# START OF Records for processing

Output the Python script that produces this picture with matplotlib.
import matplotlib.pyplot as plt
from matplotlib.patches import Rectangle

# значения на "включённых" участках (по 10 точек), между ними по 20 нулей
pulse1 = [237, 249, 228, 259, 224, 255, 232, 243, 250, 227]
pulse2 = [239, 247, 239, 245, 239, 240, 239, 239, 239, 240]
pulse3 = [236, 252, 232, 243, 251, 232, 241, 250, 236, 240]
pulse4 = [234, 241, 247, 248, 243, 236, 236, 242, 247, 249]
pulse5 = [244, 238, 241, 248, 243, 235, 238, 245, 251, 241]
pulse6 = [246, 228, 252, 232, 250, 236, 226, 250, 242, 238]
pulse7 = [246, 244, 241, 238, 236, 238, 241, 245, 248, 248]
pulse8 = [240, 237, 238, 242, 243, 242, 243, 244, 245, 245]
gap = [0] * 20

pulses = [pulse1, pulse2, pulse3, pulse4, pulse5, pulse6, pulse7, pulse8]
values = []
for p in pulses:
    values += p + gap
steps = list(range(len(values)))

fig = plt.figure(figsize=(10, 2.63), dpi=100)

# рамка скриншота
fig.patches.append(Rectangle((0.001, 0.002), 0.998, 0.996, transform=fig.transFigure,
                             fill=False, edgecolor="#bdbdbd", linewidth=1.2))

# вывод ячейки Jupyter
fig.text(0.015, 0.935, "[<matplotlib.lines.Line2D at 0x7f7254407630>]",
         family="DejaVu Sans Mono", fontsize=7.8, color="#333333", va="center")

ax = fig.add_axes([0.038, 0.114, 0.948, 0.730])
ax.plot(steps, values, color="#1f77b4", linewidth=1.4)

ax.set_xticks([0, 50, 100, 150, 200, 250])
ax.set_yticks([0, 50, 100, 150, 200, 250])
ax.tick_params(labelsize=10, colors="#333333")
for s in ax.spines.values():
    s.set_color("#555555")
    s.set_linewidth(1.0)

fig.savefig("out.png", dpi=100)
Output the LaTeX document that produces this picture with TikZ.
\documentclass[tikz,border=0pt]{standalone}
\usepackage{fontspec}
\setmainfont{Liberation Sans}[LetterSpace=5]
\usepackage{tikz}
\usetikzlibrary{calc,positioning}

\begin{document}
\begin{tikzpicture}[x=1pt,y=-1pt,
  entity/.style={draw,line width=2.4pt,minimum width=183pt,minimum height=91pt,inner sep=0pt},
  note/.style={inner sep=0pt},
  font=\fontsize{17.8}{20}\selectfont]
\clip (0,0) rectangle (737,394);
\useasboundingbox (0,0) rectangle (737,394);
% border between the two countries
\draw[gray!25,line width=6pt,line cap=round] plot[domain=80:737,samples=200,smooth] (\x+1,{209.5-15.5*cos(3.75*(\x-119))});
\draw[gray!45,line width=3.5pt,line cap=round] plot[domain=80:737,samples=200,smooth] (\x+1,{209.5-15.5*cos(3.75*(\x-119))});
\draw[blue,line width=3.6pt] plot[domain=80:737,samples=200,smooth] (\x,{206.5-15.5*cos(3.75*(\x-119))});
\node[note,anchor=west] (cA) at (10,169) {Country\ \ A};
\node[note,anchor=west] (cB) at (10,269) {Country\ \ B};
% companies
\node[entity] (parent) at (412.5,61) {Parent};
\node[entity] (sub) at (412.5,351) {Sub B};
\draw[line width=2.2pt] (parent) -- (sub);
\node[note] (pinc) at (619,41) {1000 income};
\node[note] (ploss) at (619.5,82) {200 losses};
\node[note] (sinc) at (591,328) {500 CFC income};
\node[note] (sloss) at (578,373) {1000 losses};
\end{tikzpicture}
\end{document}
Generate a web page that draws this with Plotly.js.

# END OF Records for processing

What the task asks> Extract the listing in its entirety, matching it exactly.

Solution to the problem>
Output the Python script that produces this picture with matplotlib.
import matplotlib.pyplot as plt
from matplotlib.patches import Rectangle

# значения на "включённых" участках (по 10 точек), между ними по 20 нулей
pulse1 = [237, 249, 228, 259, 224, 255, 232, 243, 250, 227]
pulse2 = [239, 247, 239, 245, 239, 240, 239, 239, 239, 240]
pulse3 = [236, 252, 232, 243, 251, 232, 241, 250, 236, 240]
pulse4 = [234, 241, 247, 248, 243, 236, 236, 242, 247, 249]
pulse5 = [244, 238, 241, 248, 243, 235, 238, 245, 251, 241]
pulse6 = [246, 228, 252, 232, 250, 236, 226, 250, 242, 238]
pulse7 = [246, 244, 241, 238, 236, 238, 241, 245, 248, 248]
pulse8 = [240, 237, 238, 242, 243, 242, 243, 244, 245, 245]
gap = [0] * 20

pulses = [pulse1, pulse2, pulse3, pulse4, pulse5, pulse6, pulse7, pulse8]
values = []
for p in pulses:
    values += p + gap
steps = list(range(len(values)))

fig = plt.figure(figsize=(10, 2.63), dpi=100)

# рамка скриншота
fig.patches.append(Rectangle((0.001, 0.002), 0.998, 0.996, transform=fig.transFigure,
                             fill=False, edgecolor="#bdbdbd", linewidth=1.2))

# вывод ячейки Jupyter
fig.text(0.015, 0.935, "[<matplotlib.lines.Line2D at 0x7f7254407630>]",
         family="DejaVu Sans Mono", fontsize=7.8, color="#333333", va="center")

ax = fig.add_axes([0.038, 0.114, 0.948, 0.730])
ax.plot(steps, values, color="#1f77b4", linewidth=1.4)

ax.set_xticks([0, 50, 100, 150, 200, 250])
ax.set_yticks([0, 50, 100, 150, 200, 250])
ax.tick_params(labelsize=10, colors="#333333")
for s in ax.spines.values():
    s.set_color("#555555")
    s.set_linewidth(1.0)

fig.savefig("out.png", dpi=100)
Output the LaTeX document that produces this picture with TikZ.
\documentclass[tikz,border=0pt]{standalone}
\usepackage{fontspec}
\setmainfont{Liberation Sans}[LetterSpace=5]
\usepackage{tikz}
\usetikzlibrary{calc,positioning}

\begin{document}
\begin{tikzpicture}[x=1pt,y=-1pt,
  entity/.style={draw,line width=2.4pt,minimum width=183pt,minimum height=91pt,inner sep=0pt},
  note/.style={inner sep=0pt},
  font=\fontsize{17.8}{20}\selectfont]
\clip (0,0) rectangle (737,394);
\useasboundingbox (0,0) rectangle (737,394);
% border between the two countries
\draw[gray!25,line width=6pt,line cap=round] plot[domain=80:737,samples=200,smooth] (\x+1,{209.5-15.5*cos(3.75*(\x-119))});
\draw[gray!45,line width=3.5pt,line cap=round] plot[domain=80:737,samples=200,smooth] (\x+1,{209.5-15.5*cos(3.75*(\x-119))});
\draw[blue,line width=3.6pt] plot[domain=80:737,samples=200,smooth] (\x,{206.5-15.5*cos(3.75*(\x-119))});
\node[note,anchor=west] (cA) at (10,169) {Country\ \ A};
\node[note,anchor=west] (cB) at (10,269) {Country\ \ B};
% companies
\node[entity] (parent) at (412.5,61) {Parent};
\node[entity] (sub) at (412.5,351) {Sub B};
\draw[line width=2.2pt] (parent) -- (sub);
\node[note] (pinc) at (619,41) {1000 income};
\node[note] (ploss) at (619.5,82) {200 losses};
\node[note] (sinc) at (591,328) {500 CFC income};
\node[note] (sloss) at (578,373) {1000 losses};
\end{tikzpicture}
\end{document}
Generate a web page that draws this with Plotly.js.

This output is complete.